Debunking Common Myths About Women And Weapons

Debunking Common Myths About Women And Weapons

As women are becoming comfortable speaking out about being victims of violent crimes and attacks, it has resulted in plenty of women being inspired to start arming themselves with weapons to fight back rather than depend on another person for their safety.

Over the last ten years, an increased number of women are arming themselves with concealed carry firearms, knives, sprays, and electro shocks that are all legal within the particular state of residence.

The National Rifle Association, the NRA, initially didn’t bother to incorporate women into the firearm community, but the organization realized that women, not men, are going to be the first to arm themselves because they have a threat lurking in every corner of the street.

A woman in a business suit takes a gun from her purse.

Once the NRA started to cater more to women than men, it noticed how that, in 2004, the number of women who owned a firearm was reported to be 11%, while in 2011 that number jumped up to 23%. This massive percent increase proves one thing that weapons shouldn't be considered a male dominated and masculine world.

In fact, back in the year 2000, the NRA offered a women's only course dedicated to firearm use and safety and had only 500 people participate. When you fast forward to 2014, over 13,000 women took part of On Target, which shows how serious women take their firearms.

What Are Common Stereotypes About Women Carrying A Weapon?

Women commonly endure stereotypes and backlashes from members outside the firearm community who either don’t think guns make people safe or believe that women don’t know how to handle firearms.

Myth One: Women Shouldn’t Carry Weapons

People often debating for anti-gun policies start off with the argument that if a women were to use a weapon against her attacker, the attacker would easily rip the weapon from her hand and use it against her.
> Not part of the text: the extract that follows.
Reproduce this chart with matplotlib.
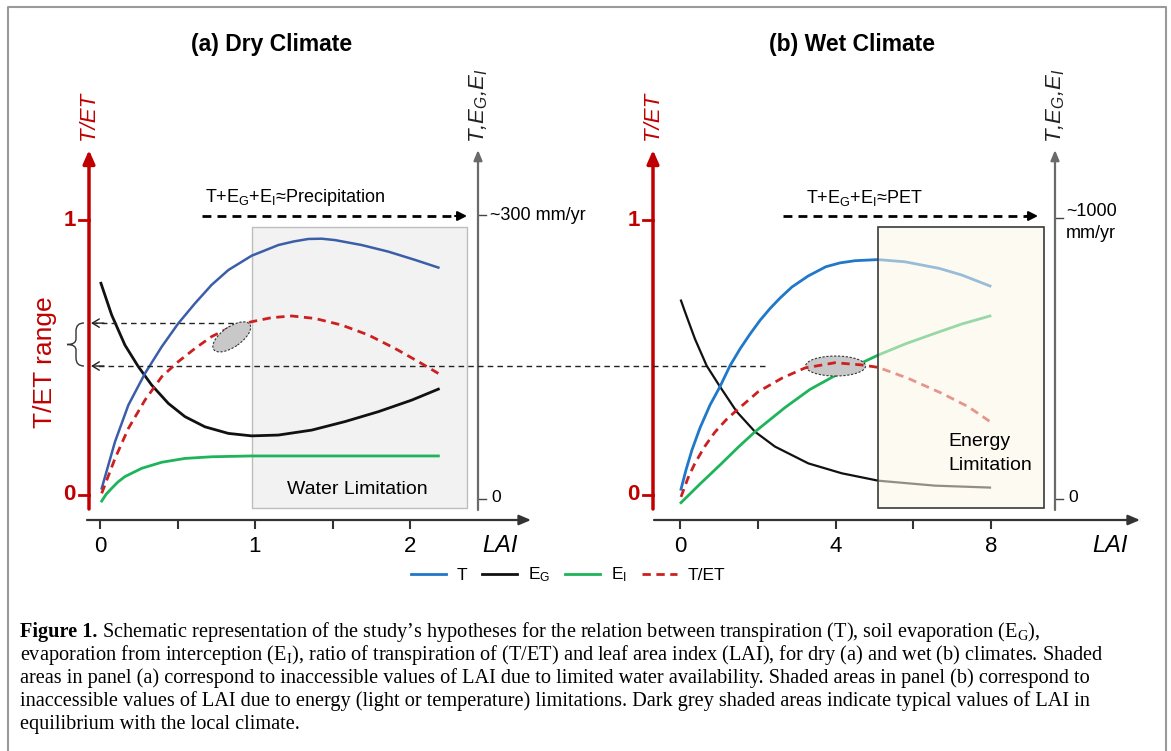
import matplotlib
matplotlib.use('Agg')
import matplotlib.pyplot as plt
import matplotlib.transforms as mtransforms
from matplotlib.patches import Rectangle, Ellipse, PathPatch
from matplotlib.path import Path
from matplotlib.lines import Line2D

plt.rcParams['font.family'] = ['Liberation Sans', 'DejaVu Sans']
plt.rcParams['mathtext.fontset'] = 'custom'
plt.rcParams['mathtext.rm'] = 'Liberation Sans'
plt.rcParams['mathtext.it'] = 'Liberation Sans:italic'
plt.rcParams['mathtext.bf'] = 'Liberation Sans:bold'

# ---------------- data (schematic values) ----------------
dry_lai_T = [0.011, 0.097, 0.183, 0.290, 0.398, 0.505, 0.613, 0.720, 0.828, 0.978, 1.151, 1.25, 1.344, 1.43, 1.516, 1.688, 1.860, 2.032, 2.183]
dry_T = [0.024, 0.194, 0.327, 0.442, 0.539, 0.624, 0.697, 0.764, 0.818, 0.870, 0.909, 0.922, 0.931, 0.932, 0.927, 0.909, 0.885, 0.855, 0.827]
dry_lai_EG = [0.006, 0.075, 0.161, 0.247, 0.333, 0.441, 0.548, 0.677, 0.828, 0.978, 1.151, 1.366, 1.581, 1.796, 2.011, 2.183]
dry_EG = [0.770, 0.655, 0.545, 0.467, 0.400, 0.333, 0.285, 0.248, 0.224, 0.215, 0.218, 0.236, 0.267, 0.303, 0.345, 0.385]
dry_lai_EI = [0.011, 0.04, 0.075, 0.115, 0.161, 0.269, 0.398, 0.548, 0.720, 0.978, 1.5, 2.183]
dry_EI = [-0.022, 0.003, 0.024, 0.047, 0.067, 0.097, 0.119, 0.133, 0.139, 0.142, 0.142, 0.142]
dry_lai_R = [0.011, 0.097, 0.183, 0.290, 0.398, 0.505, 0.613, 0.720, 0.849, 0.978, 1.108, 1.237, 1.387, 1.559, 1.731, 1.903, 2.054, 2.183]
dry_R = [0.006, 0.133, 0.242, 0.345, 0.430, 0.485, 0.533, 0.576, 0.612, 0.630, 0.645, 0.651, 0.642, 0.618, 0.582, 0.533, 0.485, 0.442]

wet_lai_T = [0.026, 0.154, 0.308, 0.514, 0.771, 1.028, 1.285, 1.542, 1.799, 2.057, 2.314, 2.571, 2.874, 3.290, 3.748, 4.113, 4.499, 5.090, 5.784, 6.666, 7.242, 7.969]
wet_T = [0.021, 0.091, 0.164, 0.244, 0.327, 0.394, 0.470, 0.531, 0.585, 0.635, 0.678, 0.716, 0.756, 0.796, 0.830, 0.844, 0.852, 0.856, 0.848, 0.824, 0.800, 0.760]
wet_lai_EG = [0.026, 0.116, 0.206, 0.386, 0.686, 1.028, 1.458, 1.928, 2.442, 3.298, 4.157, 5.098, 6.555, 7.969]
wet_EG = [0.707, 0.671, 0.636, 0.567, 0.470, 0.394, 0.303, 0.230, 0.176, 0.115, 0.079, 0.052, 0.034, 0.027]
wet_lai_EI = [0.026, 0.514, 1.028, 1.491, 1.928, 2.699, 3.342, 4.062, 5.098, 5.784, 6.555, 7.249, 7.969]
wet_EI = [-0.028, 0.040, 0.109, 0.173, 0.230, 0.318, 0.384, 0.440, 0.509, 0.549, 0.588, 0.622, 0.651]
wet_lai_R = [0.026, 0.206, 0.386, 0.643, 0.900, 1.183, 1.465, 2.005, 2.622, 3.213, 3.985, 4.671, 5.098, 5.869, 6.728, 7.411, 7.969]
wet_R = [-0.007, 0.062, 0.116, 0.178, 0.229, 0.273, 0.309, 0.375, 0.425, 0.462, 0.481, 0.473, 0.464, 0.424, 0.370, 0.321, 0.267]

dry_ticks = [0, 0.5, 1, 1.5, 2]
dry_ticklabels = ['0', '', '1', '', '2']
wet_ticks = [0, 2, 4, 6, 8]
wet_ticklabels = ['0', '', '4', '', '8']

tet_range = [0.625, 0.469]          # T/ET range marked on the left axis
dry_limit = [0.98, 2.37]            # LAI range of water limitation box
wet_limit = [5.10, 9.36]            # LAI range of energy limitation box
dry_typical = (0.85, 0.575)         # typical LAI / T/ET (dark grey ellipse)
wet_typical = (4.00, 0.469)

legend_labels = ['T', 'E$_\\mathregular{G}$', 'E$_\\mathregular{I}$', 'T/ET']

caption_rest = [
    ' Schematic representation of the study\u2019s hypotheses for the relation between transpiration (T), soil evaporation (E$_\\mathregular{G}$),',
    'evaporation from interception (E$_\\mathregular{I}$), ratio of transpiration of (T/ET) and leaf area index (LAI), for dry (a) and wet (b) climates. Shaded',
    'areas in panel (a) correspond to inaccessible values of LAI due to limited water availability. Shaded areas in panel (b) correspond to',
    'inaccessible values of LAI due to energy (light or temperature) limitations. Dark grey shaded areas indicate typical values of LAI in',
    'equilibrium with the local climate.',
]

# ---------------- styles ----------------
RED = '#c00000'
RED_D = '#cc2020'
BLUE_A = '#3b5ea8'
BLUE_B = '#1f78c8'
GREEN = '#1db45a'
BLACK = '#111111'
GREY = '#6a6a6a'

W, H = 1171, 751
fig = plt.figure(figsize=(W / 100, H / 100), dpi=100)

ov = fig.add_axes([0, 0, 1, 1])
ov.set_xlim(0, W)
ov.set_ylim(H, 0)
ov.axis('off')

PX0 = {'a': 100.0, 'b': 680.0}
PXS = {'a': 155.0, 'b': 38.9}
def dx(p, px):
    return (px - PX0[p]) / PXS[p]
def dy(py):
    return (495.0 - py) / 275.0

def panel_axes(p, left, right, top=60, bottom=600):
    ax = fig.add_axes([left / W, (H - bottom) / H, (right - left) / W, (bottom - top) / H])
    ax.set_xlim(dx(p, left), dx(p, right))
    ax.set_ylim(dy(bottom), dy(top))
    ax.patch.set_alpha(0)
    ax.axis('off')
    return ax

# frame
ov.plot([8, 8, 1166, 1166], [751, 7, 7, 751], color='#9a9a9a', lw=1.5)

# titles
ov.text(272, 44, '(a) Dry Climate', ha='center', va='center', fontsize=16.5, fontweight='bold')
ov.text(852, 44, '(b) Wet Climate', ha='center', va='center', fontsize=16.5, fontweight='bold')

def arrow(x0, y0, x1, y1, color, lw, hl=0.7, hw=0.3, style='-|>'):
    ov.annotate('', xy=(x1, y1), xytext=(x0, y0),
                arrowprops=dict(arrowstyle=f'{style},head_length={hl},head_width={hw}',
                                color=color, lw=lw, shrinkA=0, shrinkB=0))

for p, xr, xg, xl0, xl1, xlai in [('a', 89, 478, 87, 531, 500), ('b', 653, 1055, 654, 1140, 1110)]:
    arrow(xr, 509, xr, 150, RED, 2.5, 0.8, 0.35)
    ov.plot([xr - 10, xr], [220, 220], color=RED, lw=2)
    ov.plot([xr - 10, xr], [495, 495], color=RED, lw=2)
    ov.text(xr - 13, 220, '1', ha='right', va='center', fontsize=16, fontweight='bold', color=RED)
    ov.text(xr - 13, 495, '0', ha='right', va='center', fontsize=16, fontweight='bold', color=RED)
    ov.text(xr, 116, 'T/ET', rotation=90, ha='center', va='center', fontsize=16,
            fontstyle='italic', color=RED)
    arrow(xg, 510, xg, 150, GREY, 1.6, 0.6, 0.25)
    ov.text(xg + 1, 106, '$T$,$E_G$,$E_I$', rotation=90, ha='center', va='center', fontsize=16,
            fontstyle='italic', color='#222222')
    ov.plot([xg, xg + 8], [499, 499], color='#444444', lw=1)
    ov.text(xg + 13, 498, '0', ha='left', va='center', fontsize=12.5)
    arrow(xl0, 520, xl1, 520, '#333333', 1.6, 0.7, 0.3)
    ov.text(xlai, 545, 'LAI', ha='center', va='center', fontsize=17, fontstyle='italic')

ov.plot([478, 486], [215, 215], color='#444444', lw=1)
ov.text(490, 215, '~300 mm/yr', ha='left', va='center', fontsize=13)
ov.plot([1055, 1063], [218, 218], color='#444444', lw=1)
ov.text(1066, 211, '~1000', ha='left', va='center', fontsize=13)
ov.text(1066, 234, 'mm/yr', ha='left', va='center', fontsize=13)

for x0, x1, txt, xt in [(202, 467, 'T+E$_\\mathregular{G}$+E$_\\mathregular{I}$\u2248Precipitation', 205),
                        (783, 1038, 'T+E$_\\mathregular{G}$+E$_\\mathregular{I}$\u2248PET', 806)]:
    ov.plot([x0, x1 - 8], [216, 216], color='k', lw=2, dashes=(3.2, 2.2))
    arrow(x1 - 12, 216, x1, 216, 'k', 1.5, 0.55, 0.28)
    ov.text(xt, 198, txt, ha='left', va='center', fontsize=13)

ov.text(45, 362, 'T/ET range', rotation=90, ha='center', va='center', fontsize=19, color=RED)
bverts = [(84, 323), (76, 323), (76, 331), (76, 339), (76, 344.5), (67, 344.5),
          (76, 344.5), (76, 350), (76, 358), (76, 366), (84, 366)]
bcodes = [Path.MOVETO, Path.CURVE3, Path.CURVE3, Path.LINETO, Path.CURVE3, Path.CURVE3,
          Path.CURVE3, Path.CURVE3, Path.LINETO, Path.CURVE3, Path.CURVE3]
ov.add_patch(PathPatch(Path(bverts, bcodes), fill=False, ec='#333333', lw=1))

ov.text(401, 268, 'water stress\u2191', rotation=-20, ha='center', va='center', fontsize=9.5,
        fontweight='bold', rotation_mode='anchor')
arrow(406, 248, 430, 257, 'k', 1.0, 0.4, 0.18)

# ---------------- panel (a) ----------------
ax_a = panel_axes('a', 20, 580)
ax_a.add_patch(Rectangle((dry_limit[0], dy(508)), dry_limit[1] - dry_limit[0], dy(227) - dy(508),
                         fc='#f2f2f2', ec='#bdbdbd', lw=1, zorder=0))
ax_a.text(dx('a', 357), dy(490), 'Water Limitation', ha='center', va='center', fontsize=14, zorder=5)
ax_a.plot(dry_lai_EI, dry_EI, color=GREEN, lw=2, zorder=2)
ax_a.plot(dry_lai_EG, dry_EG, color=BLACK, lw=2, zorder=2)
ax_a.plot(dry_lai_T, dry_T, color=BLUE_A, lw=1.8, zorder=2)
ax_a.plot(dry_lai_R, dry_R, color=RED_D, lw=2, dashes=(3, 2), zorder=3)
ax_a.vlines(dry_ticks, dy(529), dy(520), color='#333333', lw=1.5, clip_on=False)
for t, lab in zip(dry_ticks, dry_ticklabels):
    if lab:
        ax_a.text(t, dy(546), lab, ha='center', va='center', fontsize=16)
e_tr = fig.dpi_scale_trans + mtransforms.ScaledTranslation(dry_typical[0], dry_typical[1], ax_a.transData)
ax_a.add_patch(Ellipse((0, 0), 0.44, 0.20, angle=35, transform=e_tr, fc='#c8c8c8', ec='#333333',
                       lw=0.8, ls=(0, (2, 1.5)), zorder=4))
ax_a.plot([dx('a', 243), dx('a', 95)], [tet_range[0]] * 2, color='#222222', lw=1, dashes=(4, 3), clip_on=False)
ax_a.plot([dx('a', 765), dx('a', 95)], [tet_range[1]] * 2, color='#222222', lw=1, dashes=(4, 3), clip_on=False)
for v in tet_range:
    ax_a.annotate('', xy=(dx('a', 91), v), xytext=(dx('a', 104), v),
                  arrowprops=dict(arrowstyle='->,head_length=0.5,head_width=0.3', color='#222222',
                                  lw=1, shrinkA=0, shrinkB=0))

# ---------------- panel (b) ----------------
ax_b = panel_axes('b', 600, 1160)
ax_b.plot(wet_lai_EG, wet_EG, color=BLACK, lw=1.6, zorder=2)
ax_b.plot(wet_lai_EI, wet_EI, color=GREEN, lw=2, zorder=2)
ax_b.plot(wet_lai_T, wet_T, color=BLUE_B, lw=2, zorder=2)
ax_b.plot(wet_lai_R, wet_R, color=RED_D, lw=2, dashes=(3, 2), zorder=3)
e_tr_b = fig.dpi_scale_trans + mtransforms.ScaledTranslation(wet_typical[0], wet_typical[1], ax_b.transData)
ax_b.add_patch(Ellipse((0, 0), 0.60, 0.20, angle=0, transform=e_tr_b, fc='#c8c8c8', ec='#333333',
                       lw=0.8, ls=(0, (2, 1.5)), zorder=2.5))
ax_b.add_patch(Rectangle((wet_limit[0], dy(508)), wet_limit[1] - wet_limit[0], dy(227) - dy(508),
                         fc='#fdf6e6', ec='none', alpha=0.55, zorder=4))
ax_b.add_patch(Rectangle((wet_limit[0], dy(508)), wet_limit[1] - wet_limit[0], dy(227) - dy(508),
                         fill=False, ec='#3a3a3a', lw=1.2, zorder=5))
ax_b.text(dx('b', 948), dy(442), 'Energy', ha='left', va='center', fontsize=14, zorder=6)
ax_b.text(dx('b', 948), dy(466), 'Limitation', ha='left', va='center', fontsize=14, zorder=6)
ax_b.vlines(wet_ticks, dy(529), dy(520), color='#333333', lw=1.5, clip_on=False)
for t, lab in zip(wet_ticks, wet_ticklabels):
    if lab:
        ax_b.text(t, dy(546), lab, ha='center', va='center', fontsize=16)

# ---------------- legend ----------------
handles = [Line2D([], [], color=BLUE_B, lw=2),
           Line2D([], [], color=BLACK, lw=2),
           Line2D([], [], color=GREEN, lw=2),
           Line2D([], [], color=RED_D, lw=2, dashes=(3, 2))]
fig.legend(handles, legend_labels, loc='center', bbox_to_anchor=(568 / W, 1 - 575 / H), ncol=4,
           frameon=False, fontsize=12.5, handlelength=2.0, handletextpad=0.6, columnspacing=0.9)

# ---------------- caption ----------------
cfs = 13.5
base_y = [637, 660, 683, 706, 729]
targets = [1140, 1140, 1132, 1094, None]
t_bold = ov.text(20, base_y[0], 'Figure 1.', fontfamily='Liberation Serif', fontweight='bold',
                 fontsize=cfs, va='baseline', ha='left')
cap_texts = []
for i, line in enumerate(caption_rest):
    cap_texts.append(ov.text(20, base_y[i], line, fontfamily='Liberation Serif', fontsize=cfs,
                             va='baseline', ha='left'))

def layout():
    fig.canvas.draw()
    r = fig.canvas.get_renderer()
    bb = t_bold.get_window_extent(r)
    xa = ov.transData.inverted().transform((bb.x1, 0))[0]
    cap_texts[0].set_x(xa)
    fig.canvas.draw()
    inv = ov.transData.inverted()
    return [inv.transform((t.get_window_extent(r).x1, 0))[0] for t in cap_texts]

ends = layout()
scale = min((targets[i] - 20) / (ends[i] - 20) for i in range(4))
for t in [t_bold] + cap_texts:
    t.set_fontsize(cfs * scale)
layout()

fig.savefig('out.png', dpi=100)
This reasoning is entirely flawed because more often than not, women will expertly train to know how to use their weapon, so in case of an attack, the very scenario described above doesn't occur.

Myth Two: Weapons Are For “Bad Girls”

The constant portrayal of weapons and guns being seen as tough or masculine is a huge offense to women because women are stereotypically described as being weak and feminine.

The incorrect weak characterization of women leads men to ask the question, why would a woman even want to carry a weapon? It's no surprise that men would ask such a question since the idea of weapons and females have become sexualized by the media since way back when.

In fact, the sexualization associated with women and guns leaves room for the stereotype that only "bad girls" carry guns and weapons, which isn't the case at all. Regular, everyday women carry weapons and don't have to look sexualized using them.

If you go to any shooting range, you'll notice how the women there are mostly mothers who want to practice shooting, so their aim never fails during a crisis.

Myth Three: Women Can Use Their Purse To Carry their Firearm

Out of all the places that a woman could put her weapon, the last place she would think of is her purse. Contrary to popular belief, a women's purse may be large, but it takes forever to find anything once you throw it in there.

Since it takes forever to find a pair of keys, it wouldn't be effective to conceal a weapon in a purse. On average it would take a women a few minutes to locate the weapon amongst the mess in her purse. Unfortunately, a woman won't have a few minutes to find her weapon while she's being attacked.

When you think about a firearm jumbled up all the way in the bottom of a purse, imagine the horror of trying to find your keys and having the gun go off.

A purse filled with stuff.

In fact, it’s common sense amongst women that throwing any weapon or firearm into your purse is the most dangerous and irresponsible thing to do.

This stereotype first emerged in movies and television shows where the female character stashes a gun into her purse to carry it around, so most men believe it to be a safe option since they saw it in a film.

It's safe to say that women know more about safety precautions in regards to firearms than most men, which that alone is defeating a stereotype within the gun community.

Myth Four: Women Are More Pacifistic Than Men

Another common stereotype women have to put up with is that they are more peace minded than men, which would make a majority of women averse to the idea of guns.

Since the 1980's, women have been entering more and more male dominated work environments, which led to women feeling more comfortable defending themselves in ways that weren't socially acceptable before.

A non-profit publication dedicated to women and weapons have reported that there are 12 million to 17 million women in America who carry a firearm for protection. Women aren't as pacifistic as stereotypes push them to be.

How To Fight Those Stereotypes?

For a woman to fight the stereotypes mentioned above, there need to be more women willing to carry a weapon with them.

Work Environment

Women had already begun fighting these stereotypes when they started to join the military and law enforcement fields where firing a weapon is a mandatory skill to learn.

Education

Most women take instructional courses that adequately train how to use firearms and weapons, which is the most practical way you could learn how to defend yourself.

Woman at a gun range.

Thanks to the NRA and other similar organizations, women are becoming a priority for instructional firearm and weapons programs because people are starting to realize that women take self-defense just as seriously as men.

Recreation & Practice

Seeing women shoot a gun for recreational purposes at a shooting range surely removes the image that women need to be involved in hobbies that accentuate the stereotypical soft-spoken and weak nature.

Seeing an increased presence of women in shooting ranges also removes the image that women are individuals who physically can’t handle weapons.